Diversity sampling ensures that selected data points cover a broad range of the feature space, preventing clustering around local optima. In optimizing silicon-carbon nanocomposites for lithium-ion batteries, diversity sampling might guide experiments across varying silicon content, porosity, and coating thickness to build a robust model.

Active learning frameworks differ fundamentally from passive machine learning, where models train on fixed datasets without feedback loops. Passive approaches often require large, pre-existing datasets, which are scarce for emerging nanomaterials. Active learning, by contrast, starts with minimal data and expands intelligently, making it ideal for early-stage research where prior knowledge is limited.

In catalytic nanoparticle optimization, active learning has been applied to identify optimal sizes, shapes, and surface modifications. For example, in platinum-gold nanoparticles for CO oxidation, iterative experiments guided by uncertainty sampling reduced the number of trials needed to pinpoint the most active configurations. The model prioritized testing nanoparticles with intermediate compositions, where the trade-off between platinum’s reactivity and gold’s stability was least understood.

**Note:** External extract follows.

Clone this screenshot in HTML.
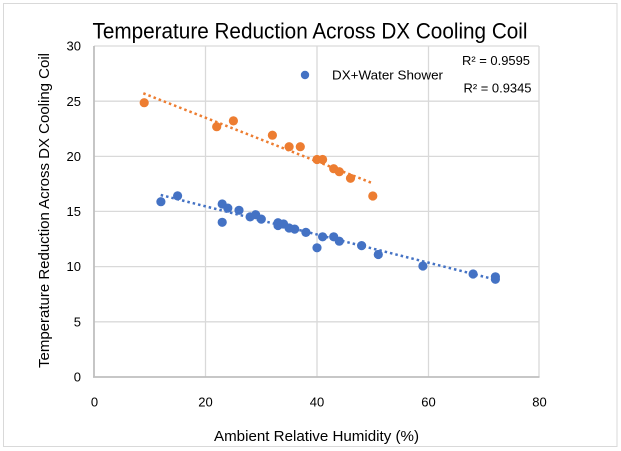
<!DOCTYPE html>
<html>
<head>
<meta charset="utf-8">
<style>
html,body{margin:0;padding:0;background:#fff;}
svg{display:block;}
text{font-family:"Liberation Sans",sans-serif;}
</style>
</head>
<body>
<svg width="621" height="451" viewBox="0 0 621 451" xmlns="http://www.w3.org/2000/svg">
<rect x="0" y="0" width="621" height="451" fill="#fff"/>
<rect x="3.5" y="3.5" width="613.5" height="443" fill="#fff" stroke="#d9d9d9" stroke-width="1"/>
<!-- gridlines -->
<g stroke="#d9d9d9" stroke-width="1.3">
<line x1="94" y1="46" x2="539" y2="46"/>
<line x1="94" y1="101.2" x2="539" y2="101.2"/>
<line x1="94" y1="156.4" x2="539" y2="156.4"/>
<line x1="94" y1="211.4" x2="539" y2="211.4"/>
<line x1="94" y1="266.6" x2="539" y2="266.6"/>
<line x1="94" y1="321.8" x2="539" y2="321.8"/>
<line x1="205.5" y1="46" x2="205.5" y2="377"/>
<line x1="317" y1="46" x2="317" y2="377"/>
<line x1="428.5" y1="46" x2="428.5" y2="377"/>
<line x1="539" y1="46" x2="539" y2="377"/>
</g>
<!-- axes -->
<g stroke="#bfbfbf" stroke-width="1.8">
<line x1="94" y1="46" x2="94" y2="377.5"/>
<line x1="93" y1="377" x2="539.5" y2="377"/>
</g>
<!-- title -->
<text x="310" y="38.5" font-size="22.5" fill="#000" text-anchor="middle" textLength="435" lengthAdjust="spacingAndGlyphs">Temperature Reduction Across DX Cooling Coil</text>
<!-- y tick labels -->
<g font-size="13" fill="#000" text-anchor="end">
<text x="81" y="50.5">30</text>
<text x="81" y="106">25</text>
<text x="81" y="161">20</text>
<text x="81" y="216">15</text>
<text x="81" y="271">10</text>
<text x="81" y="326.5">5</text>
<text x="81" y="381.5">0</text>
</g>
<!-- x tick labels -->
<g font-size="13" fill="#000" text-anchor="middle">
<text x="94.5" y="406.5">0</text>
<text x="205.5" y="406.5">20</text>
<text x="317" y="406.5">40</text>
<text x="428.5" y="406.5">60</text>
<text x="539.5" y="406.5">80</text>
</g>
<!-- axis titles -->
<text x="316.5" y="441" font-size="14.5" fill="#000" text-anchor="middle" textLength="205" lengthAdjust="spacingAndGlyphs">Ambient Relative Humidity (%)</text>
<text transform="translate(49,210.5) rotate(-90)" x="0" y="0" font-size="14.5" fill="#000" text-anchor="middle" textLength="315" lengthAdjust="spacingAndGlyphs">Temperature Reduction Across DX Cooling Coil</text>
<!-- legend -->
<circle cx="305" cy="75" r="4.2" fill="#4472C4"/>
<text x="332" y="79.5" font-size="13" fill="#000" textLength="111" lengthAdjust="spacingAndGlyphs">DX+Water Shower</text>
<text x="462" y="65" font-size="13" fill="#000" textLength="68" lengthAdjust="spacingAndGlyphs">R² = 0.9595</text>
<text x="463.5" y="92.5" font-size="13" fill="#000" textLength="68" lengthAdjust="spacingAndGlyphs">R² = 0.9345</text>
<!-- trendlines -->
<line x1="143.3" y1="93.3" x2="372" y2="183" stroke="#ED7D31" stroke-width="2.5" stroke-dasharray="2.5 3"/>
<line x1="160.7" y1="195" x2="497" y2="280" stroke="#4472C4" stroke-width="2.5" stroke-dasharray="2.5 3"/>
<!-- orange points -->
<g fill="#ED7D31">
<circle cx="144.2" cy="102.7" r="4.6"/>
<circle cx="216.7" cy="126.7" r="4.6"/>
<circle cx="233.4" cy="120.9" r="4.6"/>
<circle cx="272.4" cy="135.2" r="4.6"/>
<circle cx="289.1" cy="146.7" r="4.6"/>
<circle cx="300.3" cy="146.7" r="4.6"/>
<circle cx="317.0" cy="159.5" r="4.6"/>
<circle cx="322.6" cy="159.5" r="4.6"/>
<circle cx="333.7" cy="168.7" r="4.6"/>
<circle cx="339.3" cy="171.7" r="4.6"/>
<circle cx="350.5" cy="178.3" r="4.6"/>
<circle cx="372.8" cy="196.0" r="4.6"/>
</g>
<!-- blue points -->
<g fill="#4472C4">
<circle cx="160.9" cy="201.7" r="4.6"/>
<circle cx="177.6" cy="195.9" r="4.6"/>
<circle cx="222.2" cy="204.0" r="4.6"/>
<circle cx="222.2" cy="222.3" r="4.6"/>
<circle cx="227.8" cy="208.1" r="4.6"/>
<circle cx="239.0" cy="210.3" r="4.6"/>
<circle cx="250.1" cy="216.9" r="4.6"/>
<circle cx="255.7" cy="214.7" r="4.6"/>
<circle cx="261.3" cy="219.1" r="4.6"/>
<circle cx="278.0" cy="222.7" r="4.6"/>
<circle cx="278.0" cy="225.5" r="4.6"/>
<circle cx="283.6" cy="224.0" r="4.6"/>
<circle cx="289.1" cy="228.0" r="4.6"/>
<circle cx="294.7" cy="229.1" r="4.6"/>
<circle cx="305.9" cy="232.4" r="4.6"/>
<circle cx="317.0" cy="247.8" r="4.6"/>
<circle cx="322.6" cy="236.8" r="4.6"/>
<circle cx="333.7" cy="236.8" r="4.6"/>
<circle cx="339.3" cy="241.2" r="4.6"/>
<circle cx="361.6" cy="245.6" r="4.6"/>
<circle cx="378.3" cy="254.5" r="4.6"/>
<circle cx="422.9" cy="266.0" r="4.6"/>
<circle cx="473.1" cy="274.0" r="4.6"/>
<circle cx="495.4" cy="276.8" r="4.6"/>
<circle cx="495.4" cy="279.3" r="4.6"/>
</g>
</svg>
</body>
</html>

For battery materials, active learning accelerates the search for stable electrolytes or high-capacity electrodes. In one study, a Bayesian optimization framework iteratively selected lithium-metal oxide compositions to test, focusing on regions where the model predicted high energy density but with uncertainty regarding structural stability. This approach identified promising candidates with fewer than half the experiments required by grid search methods.

A key advantage of active learning is its adaptability to multi-modal data. In nanomaterials research, characterization techniques like XRD, TEM, and XPS generate diverse data types. Active learning frameworks can integrate these modalities, weighting their contributions based on informativeness. For instance, when optimizing zinc oxide nanostructures for UV protection, the model might prioritize XRD measurements for crystallinity analysis over TEM if the former resolves more uncertainty about phase purity.

Challenges remain in scaling active learning for high-dimensional nanomaterial spaces. Feature selection becomes critical to avoid the curse of dimensionality. Dimensionality reduction techniques, such as principal component analysis, help focus queries on the most influential synthesis parameters. In one application to titania nanotubes for photocatalysis, active learning combined with feature selection narrowed the search to annealing temperature and electrolyte pH as the dominant variables, streamlining optimization.

Another challenge is handling noisy or inconsistent experimental data. Active learning frameworks incorporate probabilistic models, such as Gaussian processes, to account for measurement uncertainty. This is particularly relevant in nanoparticle synthesis, where batch-to-batch variability can obscure trends. By modeling noise explicitly, the system avoids overfitting to spurious data points.

The iterative nature of active learning also demands tight integration between computational and experimental workflows. Automated platforms for nanomaterial synthesis and characterization enable rapid feedback loops. For example, a closed-loop system for gold nanorod synthesis used real-time UV-Vis spectroscopy to adjust growth conditions based on the model’s queries, achieving precise aspect ratio control in fewer iterations.

Future directions include hybrid frameworks that combine active learning with physics-based models. Embedding domain knowledge, such as reaction kinetics or diffusion laws, constrains the search space and improves extrapolation. In solid-state battery materials, coupling active learning with phase-field simulations has accelerated the discovery of stable interfaces.

In summary, active learning frameworks offer a data-efficient pathway to optimize nanomaterials by focusing experimental resources on high-impact questions. Through strategies like uncertainty sampling and query-by-committee, these methods outperform passive ML in navigating complex design spaces. Applications in catalysis and energy materials demonstrate their potential to shorten development cycles while uncovering novel material behaviors. As automation and modeling techniques advance, active learning will become increasingly indispensable in nanotechnology research.